Liberal Party leader Tony Abbott promised the introduction of a scheme before the 2010 election, while the Labor government backed away from the issue based on the results of the Henry Tax Review.

With the election campaign yet to come into full swing, there’s been no mention of the issue yet, though Young revealed that AMEC had never stopped lobbying for the introduction of a scheme.

Young told an RBS Morgans breakfast in Perth this morning that he was confident a scheme might finally be introduced after talks in Canberra.

“We’ve gone back and we’ve rejigged it and renamed it to the Mineral Exploration Tax Credit and basically what we’ve said is it will become like a franking credit, so once the company has spent the money and it flows through to their audited accounts at the end of the year, shareholders will then get a credit like you would a franking credit,” he said.

“We think if the Coalition get in it will probably get enacted – we’re not 100 per cent sure, but we’ve had good feelings from both the Treasury and the conservatives that the model that we’ve got is a good one.”

With an increasing number of companies exploring overseas, Young said a scheme was crucial for explorers and would boost exploration in Australia, as the money could only be spent here.

“What’s frightening is, in Australian in 2011 it was the first time in history 50 per cent of the money raised on the ASX by explorers was spent offshore,” he said.

“And that trend has continued. The money that’s being spent here on drilling is being spent mainly on brownfields, infill drilling and drilling known deposits and very little money is being spent on exploration.

“So a company can’t raise $3 million and go spend it offshore and expect shareholders to get the benefit of it.”

Young said an important attribute of the scheme was that it held companies accountable to their initial public offerings.

“If you go raise money and say ‘we’re gonna drill in Western Australia, Queensland, Victoria, the Northern Territory or Tasmania’, you’ve got to do it because shareholders are expecting their tax credit.

“It means you’re not a lifestyle company. It means that the money you raise and the budget you put up in your IPO is one you pretty much have to follow and you’ll be held accountable to it.”

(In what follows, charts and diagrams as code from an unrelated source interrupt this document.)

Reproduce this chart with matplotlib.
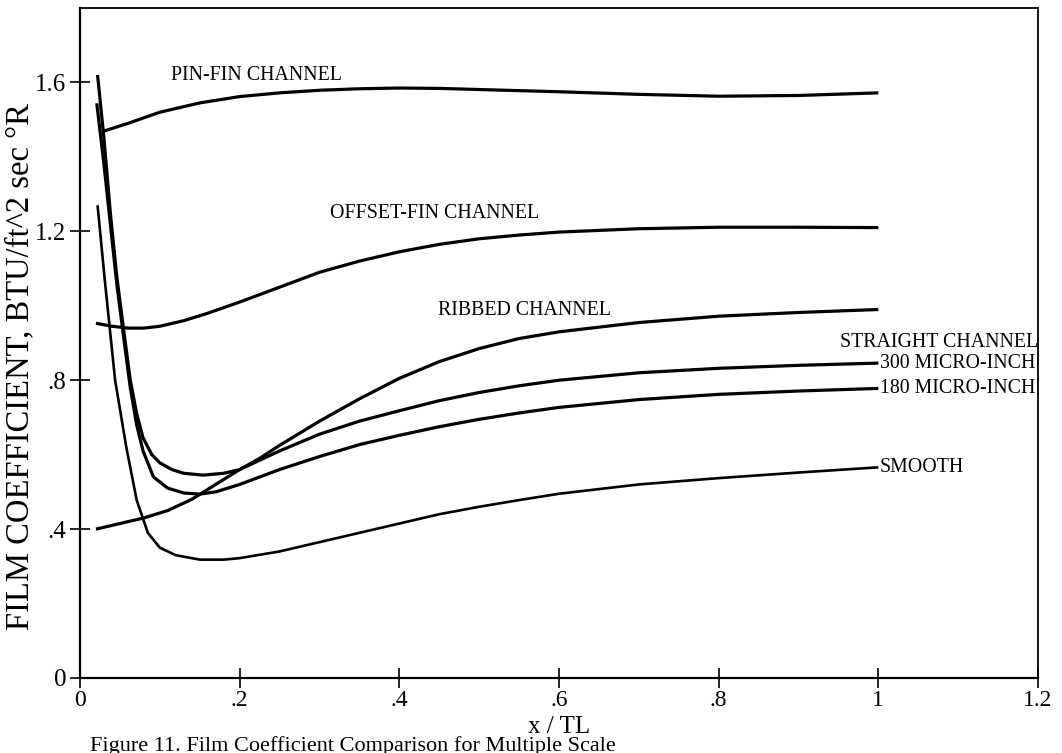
import matplotlib
matplotlib.use("Agg")
import matplotlib.pyplot as plt

plt.rcParams['font.family'] = ['Liberation Serif', 'DejaVu Serif']

# ---- data ----
pin_x = [0.028, 0.06, 0.10, 0.15, 0.20, 0.25, 0.30, 0.35, 0.40, 0.45, 0.50, 0.60, 0.70, 0.80, 0.90, 1.00]
pin_y = [1.468, 1.49, 1.52, 1.545, 1.562, 1.572, 1.579, 1.583, 1.585, 1.584, 1.581, 1.575, 1.568, 1.563, 1.565, 1.572]

off_x = [0.02, 0.04, 0.06, 0.08, 0.10, 0.13, 0.16, 0.20, 0.25, 0.30, 0.35, 0.40, 0.45, 0.50, 0.55, 0.60, 0.70, 0.80, 0.90, 1.00]
off_y = [0.953, 0.945, 0.940, 0.940, 0.945, 0.96, 0.98, 1.01, 1.05, 1.09, 1.12, 1.145, 1.165, 1.18, 1.19, 1.198, 1.207, 1.211, 1.211, 1.21]

rib_x = [0.02, 0.05, 0.08, 0.11, 0.14, 0.17, 0.20, 0.225, 0.25, 0.30, 0.35, 0.40, 0.45, 0.50, 0.55, 0.60, 0.70, 0.80, 0.90, 1.00]
rib_y = [0.40, 0.415, 0.43, 0.45, 0.48, 0.52, 0.56, 0.59, 0.625, 0.69, 0.75, 0.805, 0.85, 0.885, 0.912, 0.93, 0.955, 0.972, 0.982, 0.99]

m300_x = [0.022, 0.030, 0.038, 0.046, 0.055, 0.063, 0.071, 0.079, 0.09, 0.10, 0.115, 0.13, 0.154, 0.18, 0.20, 0.225, 0.25,
          0.30, 0.35, 0.40, 0.45, 0.50, 0.55, 0.60, 0.70, 0.80, 0.90, 1.00]
m300_y = [1.62, 1.45, 1.25, 1.08, 0.93, 0.80, 0.71, 0.645, 0.60, 0.578, 0.56, 0.55, 0.545, 0.55, 0.56, 0.585, 0.61,
          0.655, 0.69, 0.718, 0.745, 0.767, 0.785, 0.80, 0.82, 0.832, 0.84, 0.846]

m180_x = [0.021, 0.030, 0.038, 0.046, 0.055, 0.063, 0.071, 0.079, 0.092, 0.11, 0.13, 0.15, 0.17, 0.20, 0.25,
          0.30, 0.35, 0.40, 0.45, 0.50, 0.55, 0.60, 0.70, 0.80, 0.90, 1.00]
m180_y = [1.544, 1.38, 1.22, 1.06, 0.91, 0.78, 0.68, 0.61, 0.54, 0.51, 0.497, 0.494, 0.50, 0.52, 0.56,
          0.595, 0.627, 0.652, 0.675, 0.695, 0.712, 0.727, 0.748, 0.762, 0.771, 0.778]

smooth_x = [0.022, 0.031, 0.044, 0.058, 0.071, 0.085, 0.10, 0.12, 0.15, 0.18, 0.20, 0.25, 0.30, 0.35, 0.40, 0.45,
            0.50, 0.55, 0.60, 0.70, 0.80, 0.90, 1.00]
smooth_y = [1.27, 1.07, 0.80, 0.62, 0.478, 0.39, 0.35, 0.33, 0.318, 0.318, 0.322, 0.34, 0.365, 0.39, 0.415, 0.44,
            0.46, 0.478, 0.495, 0.52, 0.537, 0.552, 0.566]

x_ticks = [0, 0.2, 0.4, 0.6, 0.8, 1.0, 1.2]
x_tick_labels = ['0', '.2', '.4', '.6', '.8', '1', '1.2']
y_ticks = [0, 0.4, 0.8, 1.2, 1.6]
y_tick_labels = ['0', '.4', '.8', '1.2', '1.6']

fig = plt.figure(figsize=(10.62, 7.53), dpi=100)
ax = fig.add_axes([80/1062, 1 - 678/753, (1038-80)/1062, (678-8)/753])

lw = 2.3
for xs, ys, w in [(pin_x, pin_y, lw), (off_x, off_y, lw), (rib_x, rib_y, lw),
                  (m300_x, m300_y, lw), (m180_x, m180_y, lw), (smooth_x, smooth_y, 1.9)]:
    ax.plot(xs, ys, color='black', lw=w, solid_capstyle='butt', solid_joinstyle='round')

ax.set_xlim(0, 1.2)
ax.set_ylim(0, 1.8)
ax.set_xticks(x_ticks)
ax.set_xticklabels(x_tick_labels)
ax.set_yticks(y_ticks)
ax.set_yticklabels(y_tick_labels)
ax.tick_params(direction='inout', length=14, width=1.2, labelsize=18, pad=3)
ax.tick_params(axis='x', labelsize=17, pad=2)
for s in ['left', 'bottom']:
    ax.spines[s].set_linewidth(1.6)
for s in ['top', 'right']:
    ax.spines[s].set_linewidth(1.3)

lab = dict(fontsize=14.3, color='black')
ax.text(0.114, 1.62, 'PIN-FIN CHANNEL', va='center', ha='left', **lab)
ax.text(0.313, 1.248, 'OFFSET-FIN CHANNEL', va='center', ha='left', **lab)
ax.text(0.448, 0.988, 'RIBBED CHANNEL', va='center', ha='left', **lab)
ax.text(1.2, 0.902, 'STRAIGHT CHANNEL', va='center', ha='right', **lab)
ax.text(1.002, 0.846, '300 MICRO-INCH', va='center', ha='left', **lab)
ax.text(1.002, 0.778, '180 MICRO-INCH', va='center', ha='left', **lab)
ax.text(1.002, 0.566, 'SMOOTH', va='center', ha='left', **lab)

fig.text(559/1062, 1 - 727/753, 'x / TL', fontsize=18, ha='center', va='center')
ax.set_ylabel('FILM COEFFICIENT, BTU/ft^2 sec °R', fontsize=23.5)
ax.yaxis.set_label_coords(-0.047, (678 - 367) / 670)

fig.text(90/1062, 2/753, 'Figure 11. Film Coefficient Comparison for Multiple Scale', fontsize=16,
         ha='left', va='baseline')

fig.savefig('out.png', dpi=100)
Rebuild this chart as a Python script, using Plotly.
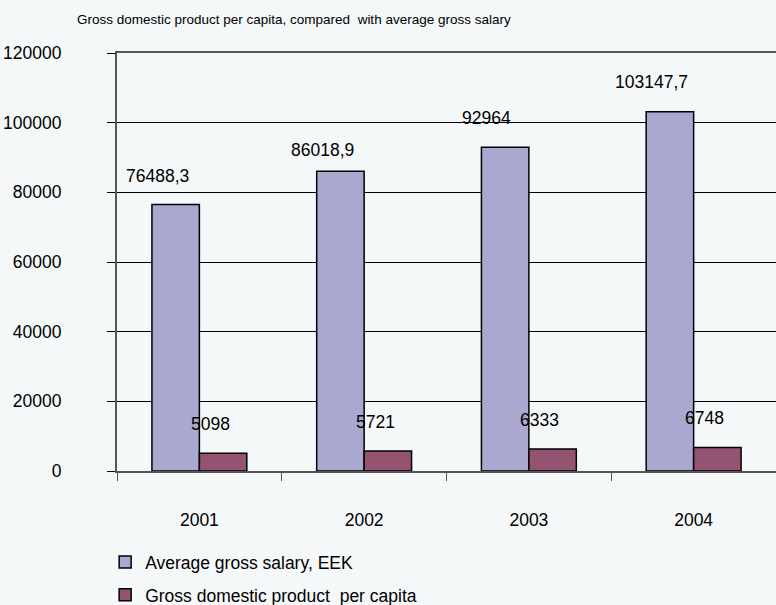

According to Young, the market is craving exploration success.

“What’s interesting is, when you do have exploration success – there’s a lot of froth and bubble in the exploration sector because there’s so many companies listed, but when you do have success like Sirius, it just rockets up because people are hungry for good news – they’re hungry for success,” he said.

Young said explorers needed a “leg up”, particularly in the current market, and in a time when exploration was becoming more expensive due to deeper and harder to find resources.

“We’re not asking for a handout,” he said.

“We’re not the car industry, we’re not saying we want $2 billion and you get nothing in return.

“We’re just basically saying this is a tax loss incurred by a company owned by shareholders and we want to flow through that.

“We’ve been pushing it pretty hard and the industry needs it if we are to succeed and keep going.”